To be sure, geek culture, from two buddies video-gaming on the couch to roundtables of Dungeons & Dragons paper warriors, has been around for years. But it is not just about "Star Trek" conventions anymore. Take, for instance, the Penny Arcade Web comic that, with its hard-core gamer and science-fiction references, brought hundreds of thousands of socially challenged and electronically gifted netizens together online in the late 1990s. In 2000, a few fans who met via the Internet gathered at the food court near the Space Needle in Seattle for a first meet-and-greet. Since then, the Penny Arcade Expo (PAX) has exploded into one of the nation's largest annual social events.
Next month, PAX 2007 is set to draw a record 30,000 self-described "geeks" to Seattle -- almost double last year's attendance, with many people traveling cross-country via road trips and tailgate parties to immerse themselves in a world of video-game competitions, after-hours parties, discussion panels and geeksta rap bands including Freezepop, the Minibosses and MC Frontalot -- the pale white rapper who coined the term "nerdcore" in 2000.
This September, the first Nerdapalooza concert kicks off in Eureka, Calif., with two days of "geek music" from more than 30 nerdcore, nerdmetal, geekpop and video-game rock bands. Last month, New York saw the birth of Wiimbledon -- a simulated tennis championship in which players of the hugely popular Nintendo Wii game system dolled up in character costumes and tennis outfits for a shot at the title.
"The isolation that used to be endemic to geek culture is now an option," said Jerry Holkins, Penny Arcade's writer and a geek culture icon. "It started as a digital culture, where you met online because you had similar life experiences of feeling ostracized. . . . We still feel it, but now we see ourselves as part of a vast organized body.
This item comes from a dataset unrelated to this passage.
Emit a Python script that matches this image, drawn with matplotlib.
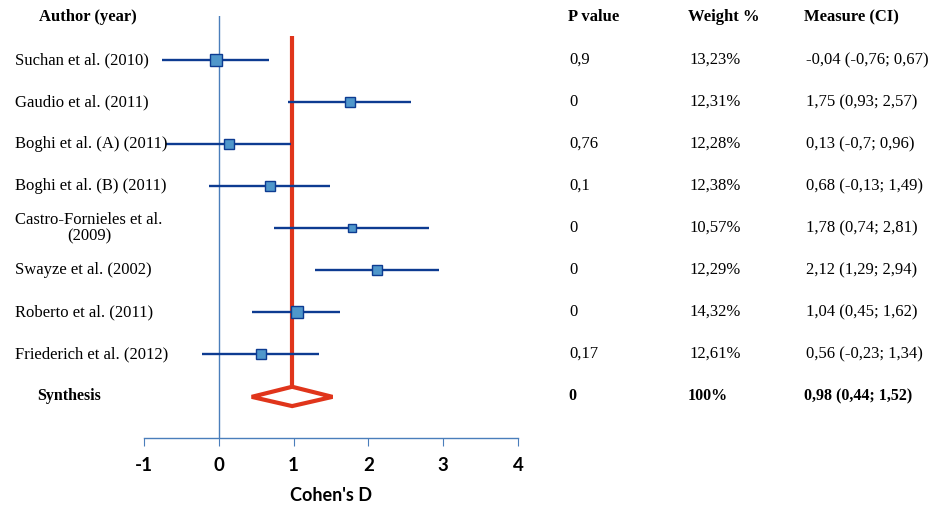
import matplotlib.pyplot as plt
from matplotlib.transforms import blended_transform_factory
from matplotlib.patches import Polygon

plt.rcParams['axes.unicode_minus'] = False

authors = ['Suchan et al. (2010)', 'Gaudio et al. (2011)', 'Boghi et al. (A) (2011)',
           'Boghi et al. (B) (2011)', 'Castro-Fornieles et al.\n(2009)', 'Swayze et al. (2002)',
           'Roberto et al. (2011)', 'Friederich et al. (2012)']
estimates = [-0.04, 1.75, 0.13, 0.68, 1.78, 2.12, 1.04, 0.56]
ci_low = [-0.76, 0.93, -0.7, -0.13, 0.74, 1.29, 0.45, -0.23]
ci_high = [0.67, 2.57, 0.96, 1.49, 2.81, 2.94, 1.62, 1.34]
weights = [13.23, 12.31, 12.28, 12.38, 10.57, 12.29, 14.32, 12.61]
p_values = ['0,9', '0', '0,76', '0,1', '0', '0', '0', '0,17']
weight_labels = ['13,23%', '12,31%', '12,28%', '12,38%', '10,57%', '12,29%', '14,32%', '12,61%']
measure_labels = ['-0,04 (-0,76; 0,67)', '1,75 (0,93; 2,57)', '0,13 (-0,7; 0,96)',
                  '0,68 (-0,13; 1,49)', '1,78 (0,74; 2,81)', '2,12 (1,29; 2,94)',
                  '1,04 (0,45; 1,62)', '0,56 (-0,23; 1,34)']
synth_est, synth_low, synth_high = 0.98, 0.44, 1.52
synth_p, synth_w, synth_m = '0', '100%', '0,98 (0,44; 1,52)'
headers = ['Author (year)', 'P value', 'Weight %', 'Measure (CI)']

W, H = 934, 509
fig = plt.figure(figsize=(W / 100, H / 100), dpi=100)
ax = fig.add_axes([144 / W, (H - 438) / H, 374 / W, (438 - 16) / H])
ax.set_xlim(-1, 4)
ax.set_ylim(9, -1.05)

line_col = '#0d3b91'
face_col = '#4f97cb'
axis_col = '#4a7ebb'
red = '#e0351b'

ax.axvline(0, color=axis_col, lw=1, zorder=1)

# red synthesis line + diamond
ax.plot([synth_est, synth_est], [-0.57, 8 - 0.2], color=red, lw=3, zorder=2, solid_capstyle='butt')
diamond = Polygon([[synth_low, 8.02], [synth_est, 8 - 0.22], [synth_high, 8.02], [synth_est, 8 + 0.24]],
                  closed=True, facecolor='white', edgecolor=red, lw=3, zorder=3)
ax.add_patch(diamond)

for i in range(len(authors)):
    ax.plot([ci_low[i], ci_high[i]], [i, i], color=line_col, lw=1.7, zorder=3, solid_capstyle='butt')
    # square size grows with study weight
    size_px = 9 + 1.3 * (weights[i] - 10.57)
    ax.plot(estimates[i], i, marker='s', ms=(size_px - 1) * 0.72, mfc=face_col, mec=line_col,
            mew=1, zorder=4)

for s in ['left', 'right', 'top']:
    ax.spines[s].set_visible(False)
ax.spines['bottom'].set_color(axis_col)
ax.spines['bottom'].set_linewidth(1)
ax.set_yticks([])
ax.set_xticks([-1, 0, 1, 2, 3, 4])
ax.tick_params(axis='x', direction='out', length=6, color=axis_col, pad=8)
for lbl in ax.get_xticklabels():
    lbl.set_fontfamily('Lato')
    lbl.set_fontweight('bold')
    lbl.set_fontsize(13.5)
ax.set_xlabel("Cohen's D", fontfamily='Lato', fontweight='bold', fontsize=13, labelpad=9)

tr = blended_transform_factory(fig.transFigure, ax.transData)
serif = 'Liberation Serif'

ax.text(88 / W, -1.02, headers[0], transform=tr, ha='center', va='center', fontfamily=serif,
        fontweight='bold', fontsize=12)
col_x = [568 / W, 688 / W, 804 / W]
for x, h in zip(col_x, headers[1:]):
    ax.text(x, -1.02, h, transform=tr, ha='left', va='center', fontfamily=serif,
            fontweight='bold', fontsize=12)

for i, a in enumerate(authors):
    if '\n' in a:
        ax.text(89 / W, i, a, transform=tr, ha='center', va='center', fontfamily=serif,
                fontsize=12, linespacing=1.05)
    else:
        ax.text(15 / W, i, a, transform=tr, ha='left', va='center', fontfamily=serif, fontsize=12)
    for x, t in zip(col_x, [p_values[i], weight_labels[i], measure_labels[i]]):
        ax.text(x + 1.5 / W, i, t, transform=tr, ha='left', va='center', fontfamily=serif, fontsize=12)

ax.text(37 / W, 8, 'Synthesis', transform=tr, ha='left', va='center', fontfamily=serif,
        fontweight='bold', fontsize=11.5)
for x, t in zip(col_x, [synth_p, synth_w, synth_m]):
    ax.text(x, 8, t, transform=tr, ha='left', va='center', fontfamily=serif, fontweight='bold', fontsize=11.5)

fig.savefig('out.png', dpi=100, facecolor='white')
Ironically, isolation is what brought us together."
Nerd nights have hit the club circuit -- including San Francisco's 111 Minna, where, this week, geeks were invited via the Internet to "come out and have a drink with people who won't make fun of you" for "hacking," "building nuclear reactors in your garage," "reading science fiction, "collecting Buffy dolls" or "dancing with robots." By nerd, for nerd comedy acts -- including Brian Posehn, the chunky, bearded funnyman whose latest CD, "Nerd Rage," includes segments such as "Dork for 30 Years" -- has packed clubs and venues nationwide.
Comic-Con -- the convention that has long been a staple for the cartoon costume-wearing set -- will probably attract more than 120,000 people to San Diego later this month. It has not only become a major social event, but is also hugely influential. The giants of Hollywood and television regularly test their upcoming projects there in the hopes of winning acceptance, and, more important, Internet buzz. ABC held an hour-long panel at Comic-Con with "Lost" cast members before debuting that show in 2004. This year, NBC will do the same with its upcoming remake of "The Bionic Woman," event organizers said.
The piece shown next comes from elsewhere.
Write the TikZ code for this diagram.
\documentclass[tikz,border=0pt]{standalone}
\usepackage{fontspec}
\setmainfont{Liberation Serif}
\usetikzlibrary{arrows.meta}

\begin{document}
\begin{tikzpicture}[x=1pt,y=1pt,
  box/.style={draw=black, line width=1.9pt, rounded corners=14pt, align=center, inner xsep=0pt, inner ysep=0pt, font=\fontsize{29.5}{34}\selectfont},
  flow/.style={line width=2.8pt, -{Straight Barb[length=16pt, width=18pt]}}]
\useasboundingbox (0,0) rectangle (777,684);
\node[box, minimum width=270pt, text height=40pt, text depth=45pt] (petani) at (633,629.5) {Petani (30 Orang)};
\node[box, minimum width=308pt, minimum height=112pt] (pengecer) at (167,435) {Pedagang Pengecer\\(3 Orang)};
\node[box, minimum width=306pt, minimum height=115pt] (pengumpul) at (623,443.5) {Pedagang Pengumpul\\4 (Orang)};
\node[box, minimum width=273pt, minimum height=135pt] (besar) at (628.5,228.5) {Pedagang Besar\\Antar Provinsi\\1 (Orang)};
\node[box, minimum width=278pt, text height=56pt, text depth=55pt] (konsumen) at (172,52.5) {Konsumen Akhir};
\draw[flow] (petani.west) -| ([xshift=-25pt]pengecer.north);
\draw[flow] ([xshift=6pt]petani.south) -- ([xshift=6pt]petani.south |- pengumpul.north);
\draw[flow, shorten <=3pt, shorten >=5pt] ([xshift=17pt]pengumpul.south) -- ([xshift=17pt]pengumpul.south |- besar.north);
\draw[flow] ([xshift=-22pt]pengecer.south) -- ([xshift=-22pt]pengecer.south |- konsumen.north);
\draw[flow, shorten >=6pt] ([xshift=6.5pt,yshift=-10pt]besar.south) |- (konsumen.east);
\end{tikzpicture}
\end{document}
Observers note that "nerds" or "geeks" are embracing those long-pejorative labels in part because it has never been so cool to be uncool. Gadgets -- once the realm of Wired-reading early-adopters -- have become part of mainstream culture. Witness the iPod, and, more recently, the mania over the iPhone. In 2000, a poll by Oregon-based CNW Marketing showed that among 16-to-29-year-olds, a new car was considered the possession that most impressed their friends. This year, however, the poll found that cars had fallen behind cellphones, with 70 percent of respondents calling an iPhone the ultimate status symbol.
Is America becoming nerdier, making geeks feel more mainstream? Maybe, say some, who point to the pasty heroes of our day, including Microsoft's Bill Gates and Amazon's Jeff Bezos. Top-grossing films, such as "Transformers" and the "Spider-Man" series, were respectively written and directed by self-proclaimed geeks. Perhaps not surprisingly, they contain nerds-saving-the-world plots.
"A lot of people are coming out of their geek closet and proclaiming themselves a nerd, and they are joining together in doing it," said David Glanzer, Comic-Con marketing director. "It's partly because we've seen a validation of geek culture by mainstream America."
Yet the self-described geeks who have come together via movements such as nerdcore rap have also done so in part out of a need for physical community.
Casey Kolderrup, a 22-year-old software engineer, traveled more than an hour from Connecticut last month to hang with other geeksta fans -- and a smattering of local hipsters -- at an MC Chris show. Inside a venue in Brooklyn's ultra-hot Williamsburg neighborhood, about 100 fans from 18 to 40 sang the lyrics to each song while moving their arms as if bouncing a basketball on the moon.
"Some of his songs are about 'Star Wars' or whatever, but he also talks about stuff in his life, about what he went through in high school," said Kolderrup, clad in a blue Firefox T-shirt. "When I first got to high school, I played video games when I got home and didn't really know anybody. I couldn't walk around and meet people, so I started feeling kind of lonely. . . . That's the stuff he sings about."
At the concert -- which included a barbecue lunch and mixer and was advertised solely on the Internet -- Kolderrup found a bevy of like-minded souls. "You can be cool here as the skinny guy in glasses," said Isaiah Samson, a 21-year-old part-time computer technician. "It's not as foreboding to be lame."
The nerdcore movement started in the early 2000s, when acts such as MC Chris and MC Frontalot -- suburban white youths who had grown up listening to hip-hop -- engineered rap to sing about video games, science-fiction films and their own brand of alienation. Their songs gained Web popularity in part because their lyrics have the ring of inside jokes. Some acts, such as MC Chris -- 31-year-old Chris Ward -- also rap about the dark side of being a nerd, identifying with the victimization that provoked the Columbine High School massacre. Others, such as MC Frontalot -- 33-year-old Damian Hess -- are more comedic, using self-deprecating props on stage such as Ventolin inhalers.
There are dozens of geeksta rappers touring the national club circuit and selling digital CDs via the Internet. But Ward -- a former product assistant at the Cartoon Network -- has come the closest to breaking out. Last year, one of his releases landed in the top 10 hip-hop records downloaded from Apple's iTunes store. This month, he launched a national club tour with a "Transformers" premiere concert in Eugene, Ore.
"You know, I'm rapping about how it's okay to like 'Star Wars,' it's okay to be a nerd, like, let's get together anyway," Ward said. He later said, "These are not the jocks and the homecoming queens who are coming to my concerts. . . . This is about geek pride."